IVA da luz em função do consumo pode "criar grandes disparidades entre os portugueses"
10-12-2019 - 19:42
 • Henrique Cunha , com redação

Economista João Duque alerta que famílias numerosas e habitantes de regiões onde o inverno é mais frio podem ser penalizados pela ideia do Governo.

A criação de escalões de IVA na eletricidade consoante os consumos é difícil de entender, de aplicar e pode criar disparidades entre os portugueses, afirma o economista João Duque.

O anúncio foi feito pelo primeiro-ministro no debate quinzenal. António Costa enviou esta terça-feira uma carta à presidente da Comissão Europeia solicitando a alteração de critérios do IVA da energia para permitir a variação da taxa "em função dos diferentes escalões de consumo".

João Duque manifesta muitas dúvidas em relação a esta medida. Admite ser “muito difícil” estimar o seu impacto, porque “não sabemos o limiar em que se vai solicitar essa diferença”.

“Eu acho isto muito complicado de fazer em termos práticos e até potencialmente suscetível de criar grandes disparidades ou diferenças entre os portugueses. Uma família que tem quatro ou cinco filhos - uma raridade já em Portugal mas que, supostamente, o Governo até devia de aplaudir dado o problema demográfico que temos - então essa família gasta mais ou gasta menos? Se calhar até gasta menos per capita, mas gasta mais no total! Então e depois o contador também conta as pessoas que lá estão dentro de casa ou não conta?”, pergunta o economista.

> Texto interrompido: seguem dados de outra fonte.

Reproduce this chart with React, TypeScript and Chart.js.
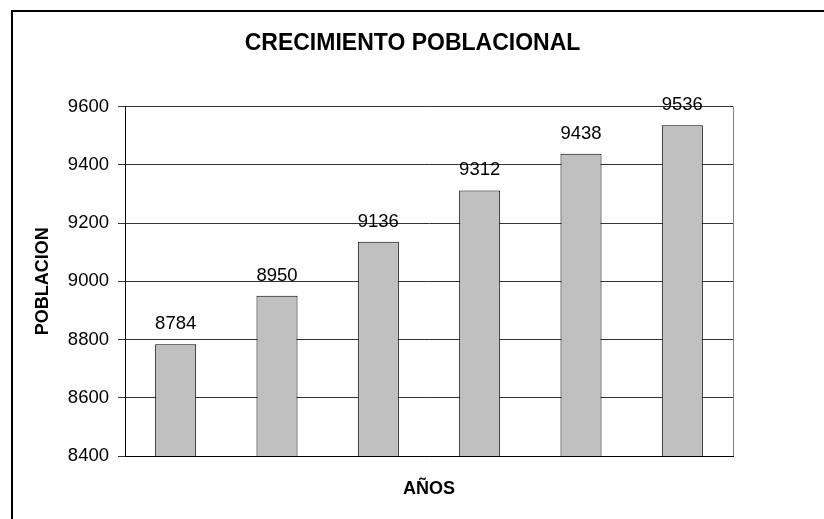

O ex-presidente do Instituto Superior de Economia e Gestão (ISEG) dá outro exemplo: o dos habitantes do interior que no Inverno consomem mais energia para se protegerem do frio.

"Fora das cidades há mais rigor, o inverno é mais frio. Então essas pessoas gastam mais? Claro que gastam! Mas estamos a penalizar aquilo que é a interioridade. A mim choca-me francamente este tipo de proposta, porque acho que até vai mesmo contra a construção do próprio código do IVA”, sublinha.

João Duque extrapola a aplicação do IVA variável na energia para o setor das bebidas, para enfatizar o que considera ser o caráter insólito da proposta.

“E se eu imaginasse isto aplicado por exemplo nas bebidas, então as pessoas que bebessem mais começavam a pagar mais IVA e então a pessoa ia para uma cervejaria e partir da terceira cerveja diziam-lhe: olhe a partir de agora o IVA é mais caro. Estou a caricaturar, mas isto é estranho para mim", sublinha.

Para João Duque, a proposta do primeiro-ministro não é mais do que uma justificação para que o IVA da eletricidade acabe por não descer.